| GIVEN INSTRUCTION |
Make an exact transcription of the material, leaving out all images.
---+---
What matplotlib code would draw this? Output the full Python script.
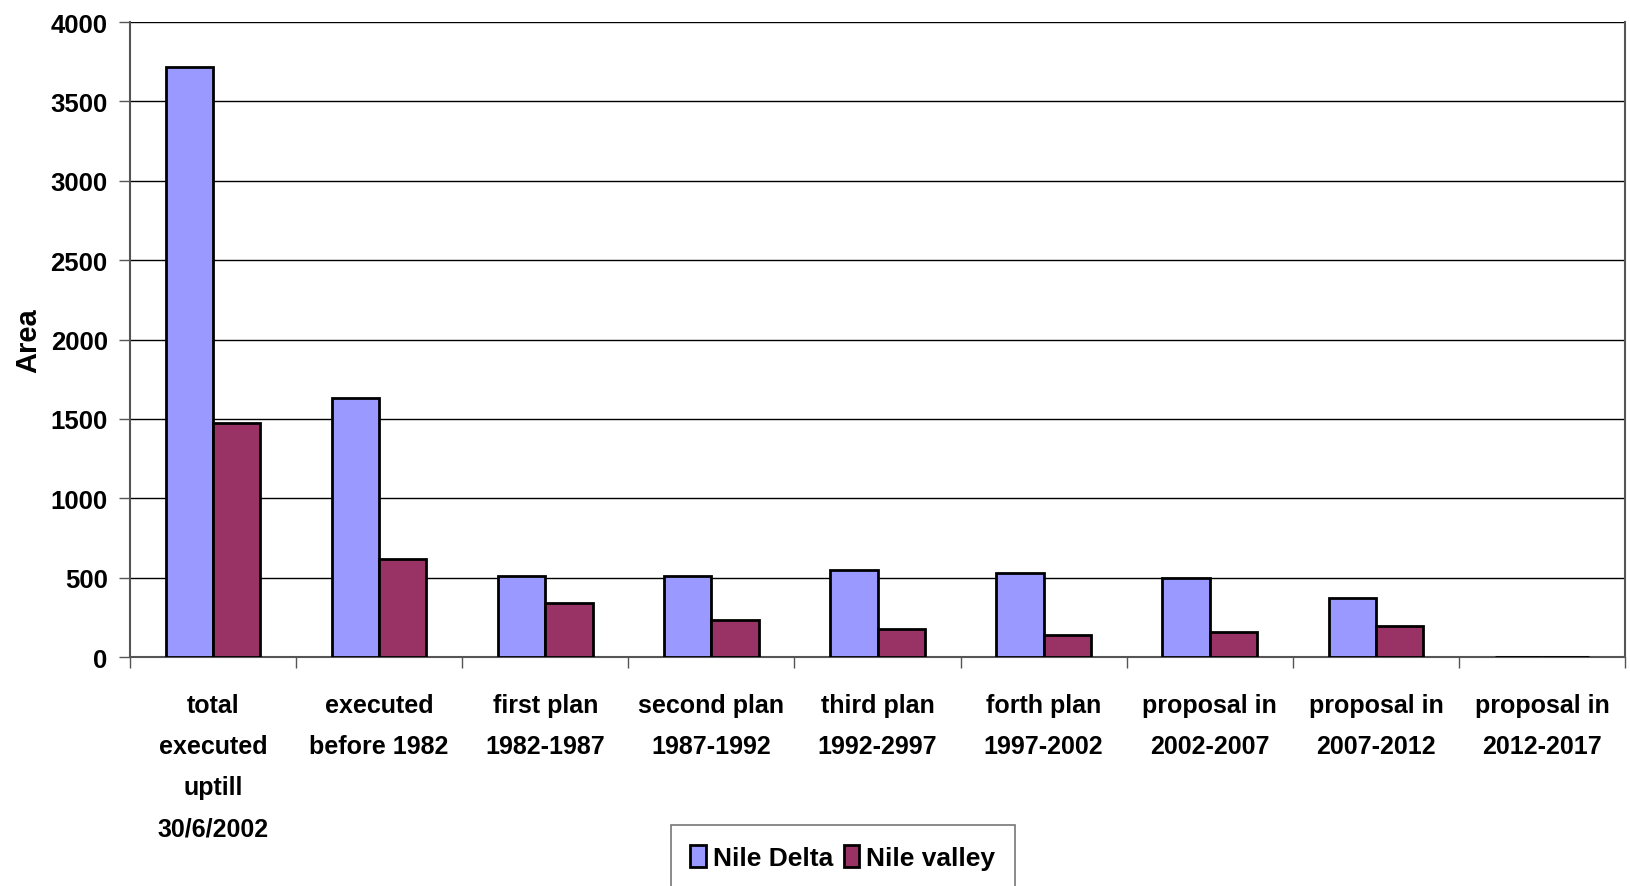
import numpy as np
import matplotlib.pyplot as plt
from matplotlib import font_manager

categories = ['total\nexecuted\nuptill\n30/6/2002', 'executed\nbefore 1982',
              'first plan\n1982-1987', 'second plan\n1987-1992', 'third plan\n1992-2997',
              'forth plan\n1997-2002', 'proposal in\n2002-2007', 'proposal in\n2007-2012',
              'proposal in\n2012-2017']
nile_delta = [3720, 1630, 512, 512, 548, 530, 497, 372, 0]
nile_valley = [1475, 618, 338, 231, 177, 141, 158, 196, 0]

names = {f.name for f in font_manager.fontManager.ttflist}
fam = ['Liberation Sans Narrow', 'Liberation Sans', 'DejaVu Sans']
fam = [f for f in fam if f in names] or ['DejaVu Sans']
plt.rcParams['font.family'] = fam
plt.rcParams['font.weight'] = 'bold'

fig = plt.figure(figsize=(16.3, 8.87), dpi=100)
ax = fig.add_axes([0.0797, 0.258, 0.9173, 0.716])

x = np.arange(len(categories))
w = 0.285
ax.bar(x - w/2, nile_delta, w, color='#9999ff', edgecolor='black', linewidth=2, label='Nile Delta', zorder=3)
ax.bar(x + w/2, nile_valley, w, color='#993366', edgecolor='black', linewidth=2, label='Nile valley', zorder=3)

ax.set_xlim(-0.5, len(categories) - 0.5)
ax.set_ylim(0, 4000)
ax.set_yticks(np.arange(0, 4001, 500))
ax.yaxis.grid(True, color='black', linewidth=1)
ax.set_axisbelow(True)

ax.set_xticks(x)
ax.set_xticklabels(categories, fontsize=18, fontweight='bold', linespacing=1.9)
ax.set_xticks(np.arange(-0.5, len(categories), 1), minor=True)
ax.tick_params(axis='x', which='major', length=0, pad=26)
ax.tick_params(axis='x', which='minor', length=8, width=1, color='#555555')
ax.tick_params(axis='y', labelsize=18.5, length=8, width=1, color='#555555', pad=8)
for lab in ax.get_yticklabels():
    lab.set_fontweight('bold')

for side in ['left', 'bottom', 'right']:
    ax.spines[side].set_color('#555555')
    ax.spines[side].set_linewidth(1.5)
ax.spines['top'].set_visible(False)

ax.set_ylabel('Area', fontsize=21, fontweight='bold', labelpad=6)

leg = fig.legend(loc='center', bbox_to_anchor=(0.517, 0.032), ncol=2,
                 frameon=True, fancybox=False, edgecolor='#555555', handlelength=0.6,
                 handleheight=0.9, handletextpad=0.25, columnspacing=0.4,
                 borderpad=0.75, borderaxespad=0.3, prop={'weight': 'bold', 'size': 19})
leg.get_frame().set_linewidth(1.2)

fig.savefig('out.png', dpi=100)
---+---
| EXPECTED OUTPUT |
What matplotlib code would draw this? Output the full Python script.
import numpy as np
import matplotlib.pyplot as plt
from matplotlib import font_manager

categories = ['total\nexecuted\nuptill\n30/6/2002', 'executed\nbefore 1982',
              'first plan\n1982-1987', 'second plan\n1987-1992', 'third plan\n1992-2997',
              'forth plan\n1997-2002', 'proposal in\n2002-2007', 'proposal in\n2007-2012',
              'proposal in\n2012-2017']
nile_delta = [3720, 1630, 512, 512, 548, 530, 497, 372, 0]
nile_valley = [1475, 618, 338, 231, 177, 141, 158, 196, 0]

names = {f.name for f in font_manager.fontManager.ttflist}
fam = ['Liberation Sans Narrow', 'Liberation Sans', 'DejaVu Sans']
fam = [f for f in fam if f in names] or ['DejaVu Sans']
plt.rcParams['font.family'] = fam
plt.rcParams['font.weight'] = 'bold'

fig = plt.figure(figsize=(16.3, 8.87), dpi=100)
ax = fig.add_axes([0.0797, 0.258, 0.9173, 0.716])

x = np.arange(len(categories))
w = 0.285
ax.bar(x - w/2, nile_delta, w, color='#9999ff', edgecolor='black', linewidth=2, label='Nile Delta', zorder=3)
ax.bar(x + w/2, nile_valley, w, color='#993366', edgecolor='black', linewidth=2, label='Nile valley', zorder=3)

ax.set_xlim(-0.5, len(categories) - 0.5)
ax.set_ylim(0, 4000)
ax.set_yticks(np.arange(0, 4001, 500))
ax.yaxis.grid(True, color='black', linewidth=1)
ax.set_axisbelow(True)

ax.set_xticks(x)
ax.set_xticklabels(categories, fontsize=18, fontweight='bold', linespacing=1.9)
ax.set_xticks(np.arange(-0.5, len(categories), 1), minor=True)
ax.tick_params(axis='x', which='major', length=0, pad=26)
ax.tick_params(axis='x', which='minor', length=8, width=1, color='#555555')
ax.tick_params(axis='y', labelsize=18.5, length=8, width=1, color='#555555', pad=8)
for lab in ax.get_yticklabels():
    lab.set_fontweight('bold')

for side in ['left', 'bottom', 'right']:
    ax.spines[side].set_color('#555555')
    ax.spines[side].set_linewidth(1.5)
ax.spines['top'].set_visible(False)

ax.set_ylabel('Area', fontsize=21, fontweight='bold', labelpad=6)

leg = fig.legend(loc='center', bbox_to_anchor=(0.517, 0.032), ncol=2,
                 frameon=True, fancybox=False, edgecolor='#555555', handlelength=0.6,
                 handleheight=0.9, handletextpad=0.25, columnspacing=0.4,
                 borderpad=0.75, borderaxespad=0.3, prop={'weight': 'bold', 'size': 19})
leg.get_frame().set_linewidth(1.2)

fig.savefig('out.png', dpi=100)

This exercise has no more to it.